#### SOURCE EXCERPT
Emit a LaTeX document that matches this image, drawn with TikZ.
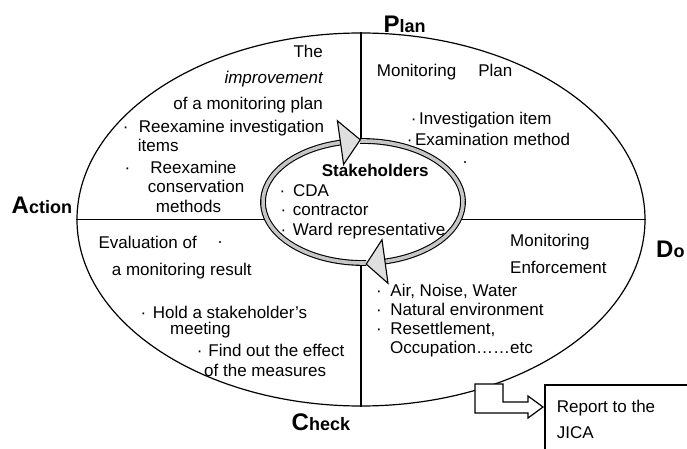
\documentclass[tikz,border=0pt]{standalone}
\usepackage{fontspec}
\setmainfont{Liberation Sans}
\usetikzlibrary{shapes.geometric}
\begin{document}
\begin{tikzpicture}[x=1pt,y=-1pt,
  txt/.style={anchor=base west, inner sep=0pt, font=\fontsize{17}{20}\selectfont},
  txtr/.style={txt, anchor=base east},
  phase/.style={anchor=base west, inner sep=0pt},
  band/.style={line width=1.1pt, double=gray!45, double distance=3.6pt},
  head/.style={draw, line width=1.1pt, fill=gray!25, line join=miter},
  divider/.style={line width=1.1pt},
  outline/.style={line width=1.2pt}]
\useasboundingbox (0,0) rectangle (687,449);

% PDCA cycle outline
\node[ellipse, draw, outline, minimum width=568pt, minimum height=373pt, inner sep=0pt] (cycle) at (361,219.5) {};

% inner loop geometry
\coordinate (hub) at (363,202);
\coordinate (tA) at (360.3,139.8);
\coordinate (tB1) at (337.4,120.8);
\coordinate (tB2) at (343.6,164.4);
\coordinate (bA) at (366.2,264.1);
\coordinate (bB1) at (382,239.7);
\coordinate (bB2) at (388,283.3);
\coordinate (loopW) at (264,219.5);
\coordinate (loopE) at (461,219.5);

% quadrant dividers
\draw[divider] (cycle.north) -- (cycle.north |- tA);
\draw[divider] (cycle.south) -- (cycle.south |- bA);
\draw[divider] (cycle.west) -- (loopW);
\draw[divider] (loopE) -- (cycle.east);

% circulating band with its two heads
\draw[band] (hub) ++(-91.7:100 and 61) arc[start angle=-91.7, end angle=77.3, x radius=100, y radius=61];
\draw[band] (hub) ++(88.2:100 and 61) arc[start angle=88.2, end angle=257, x radius=100, y radius=61];
\draw[head] (tB1) -- (tA) -- (tB2) -- cycle;
\draw[head] (bB1) -- (bA) -- (bB2) -- cycle;

% phase labels
\node[phase] (plan) at (383.5,33) {\fontsize{24}{24}\selectfont\bfseries P\fontsize{18}{18}\selectfont lan};
\node[phase] (action) at (11.5,213.5) {\fontsize{24}{24}\selectfont\bfseries A\fontsize{18}{18}\selectfont ction};
\node[phase] (do) at (656,257) {\fontsize{24}{24}\selectfont\bfseries D\fontsize{18}{18}\selectfont o};
\node[phase] (check) at (291.5,430) {\fontsize{24}{24}\selectfont\bfseries C\fontsize{18}{18}\selectfont heck};

% Action quadrant
\node[txtr] (a1) at (323,58) {The};
\node[txtr] (a2) at (323,84) {\itshape improvement};
\node[txtr] (a3) at (323,110) {of a monitoring plan};
\node[txt] (a4) at (122.6,133) {·\hspace{10.4pt}Reexamine investigation};
\node[txt] (a5) at (137.7,152) {items};
\node[txt] (a6) at (124.3,173) {·\hspace{20.3pt}Reexamine};
\node[txt] (a7) at (147.7,192) {conservation};
\node[txt] (a8) at (155.7,212) {methods};

% Plan quadrant
\node[txt] (p1) at (376.7,77) {Monitoring\hspace{22pt}Plan};
\node[txt] (p2) at (410.6,125) {·\hspace{2.7pt}Investigation item};
\node[txt] (p3) at (406.6,145.5) {·\hspace{2.7pt}Examination method};
\fill (465,162) circle (1.1);

% stakeholders in the middle
\node[anchor=base west, inner sep=0pt, font=\fontsize{17}{20}\selectfont\bfseries] (s0) at (321.7,176) {Stakeholders};
\node[txt] (s1) at (279.5,196.5) {·\hspace{7.7pt}CDA};
\node[txt] (s2) at (280.3,215) {·\hspace{6.7pt}contractor};
\node[txt] (s3) at (280.3,235) {·\hspace{6.7pt}Ward representative};

% Check quadrant
\node[txt] (c1) at (98.3,248) {Evaluation of};
\fill (220,242) circle (1.1);
\node[txt] (c2) at (111.7,275) {a monitoring result};
\node[txt] (c3) at (140.3,318) {·\hspace{6.7pt}Hold a stakeholder’s};
\node[txt] (c4) at (170,334.5) {meeting};
\node[txt] (c5) at (196.6,356) {·\hspace{6pt}Find out the effect};
\node[txt] (c6) at (204,376) {of the measures};

% Do quadrant
\node[txt] (d1) at (510,246.5) {Monitoring};
\node[txt] (d2) at (510,273) {Enforcement};
\node[txt] (d3) at (375.9,296) {·\hspace{8.7pt}Air, Noise, Water};
\node[txt] (d4) at (375.9,315) {·\hspace{8.7pt}Natural environment};
\node[txt] (d5) at (375.9,334) {·\hspace{8.7pt}Resettlement,};
\node[txt] (d6) at (390,353.5) {Occupation……etc};

% report box and the bent block arrow leading to it
\coordinate (boxfoot) at (545,449);
\coordinate (boxcorner) at (545,385);
\coordinate (boxend) at (687,385);
\draw[outline] (boxfoot) -- (boxcorner) -- (boxend);
\node[txt] (r1) at (556.7,412.2) {Report to the};
\node[txt] (r2) at (556.7,438.5) {JICA};
\draw[outline, fill=white, line join=miter]
  (475,384) -- (503,384) -- (503,402) -- (528,402) -- (528,396)
  -- (543,407) -- (528,418) -- (528,413) -- (475,413) -- cycle;
\end{tikzpicture}
\end{document}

#### WRITTEN PROBLEM
Leave the pictures out and please restate exactly the lines running from the start of the material through the one with "(bB2) -- cycle;".

#### CORRECT RESULT
Emit a LaTeX document that matches this image, drawn with TikZ.
\documentclass[tikz,border=0pt]{standalone}
\usepackage{fontspec}
\setmainfont{Liberation Sans}
\usetikzlibrary{shapes.geometric}
\begin{document}
\begin{tikzpicture}[x=1pt,y=-1pt,
  txt/.style={anchor=base west, inner sep=0pt, font=\fontsize{17}{20}\selectfont},
  txtr/.style={txt, anchor=base east},
  phase/.style={anchor=base west, inner sep=0pt},
  band/.style={line width=1.1pt, double=gray!45, double distance=3.6pt},
  head/.style={draw, line width=1.1pt, fill=gray!25, line join=miter},
  divider/.style={line width=1.1pt},
  outline/.style={line width=1.2pt}]
\useasboundingbox (0,0) rectangle (687,449);

% PDCA cycle outline
\node[ellipse, draw, outline, minimum width=568pt, minimum height=373pt, inner sep=0pt] (cycle) at (361,219.5) {};

% inner loop geometry
\coordinate (hub) at (363,202);
\coordinate (tA) at (360.3,139.8);
\coordinate (tB1) at (337.4,120.8);
\coordinate (tB2) at (343.6,164.4);
\coordinate (bA) at (366.2,264.1);
\coordinate (bB1) at (382,239.7);
\coordinate (bB2) at (388,283.3);
\coordinate (loopW) at (264,219.5);
\coordinate (loopE) at (461,219.5);

% quadrant dividers
\draw[divider] (cycle.north) -- (cycle.north |- tA);
\draw[divider] (cycle.south) -- (cycle.south |- bA);
\draw[divider] (cycle.west) -- (loopW);
\draw[divider] (loopE) -- (cycle.east);

% circulating band with its two heads
\draw[band] (hub) ++(-91.7:100 and 61) arc[start angle=-91.7, end angle=77.3, x radius=100, y radius=61];
\draw[band] (hub) ++(88.2:100 and 61) arc[start angle=88.2, end angle=257, x radius=100, y radius=61];
\draw[head] (tB1) -- (tA) -- (tB2) -- cycle;
\draw[head] (bB1) -- (bA) -- (bB2) -- cycle;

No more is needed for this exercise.